How to Marginalize in Causal Structure Learning?
William Zhao, Guy Van den Broeck, Benjie Wang
TL;DR
This paper addresses the computational bottleneck in Bayesian structure learning caused by marginalization over an enormous graph space. It introduces probabilistic circuits (PCs) as tractable surrogates that can be trained to approximate Bayesian scores and enable fast, exact marginalization for marginal/zero queries, thereby removing restrictive limits on the number of candidate parents. The authors propose a two-phase PC learning procedure and validate their method within the TRUST framework, demonstrating performance comparable to exact DP under full candidate sets and improvements when candidate sets are restricted. The approach offers scalable marginalization for structure learning and has potential to extend to denser graphs and other BN mechanisms, improving posterior quality and inference efficiency in graphical models.
Abstract
Bayesian networks (BNs) are a widely used class of probabilistic graphical models employed in numerous application domains. However, inferring the network's graphical structure from data remains challenging.

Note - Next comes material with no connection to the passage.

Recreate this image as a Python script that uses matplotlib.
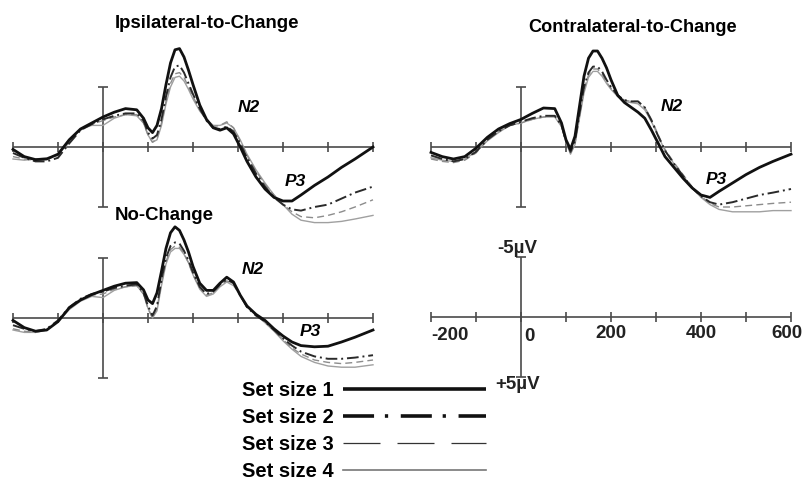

Bayesian structure learners approach this problem by inferring a posterior distribution over the possible directed acyclic graphs underlying the BN. The inference process often requires marginalizing over probability distributions, which is typically done using dynamic programming methods that restrict the set of possible parents for each node. Instead, we present a novel method that utilizes tractable probabilistic circuits to circumvent this restriction. This method utilizes a new learning routine that trains these circuits on both the original distribution and marginal queries. The architecture of probabilistic circuits then inherently allows for fast and exact marginalization on the learned distribution. We then show empirically that utilizing our method to answer marginals allows Bayesian structure learners to improve their performance compared to current methods.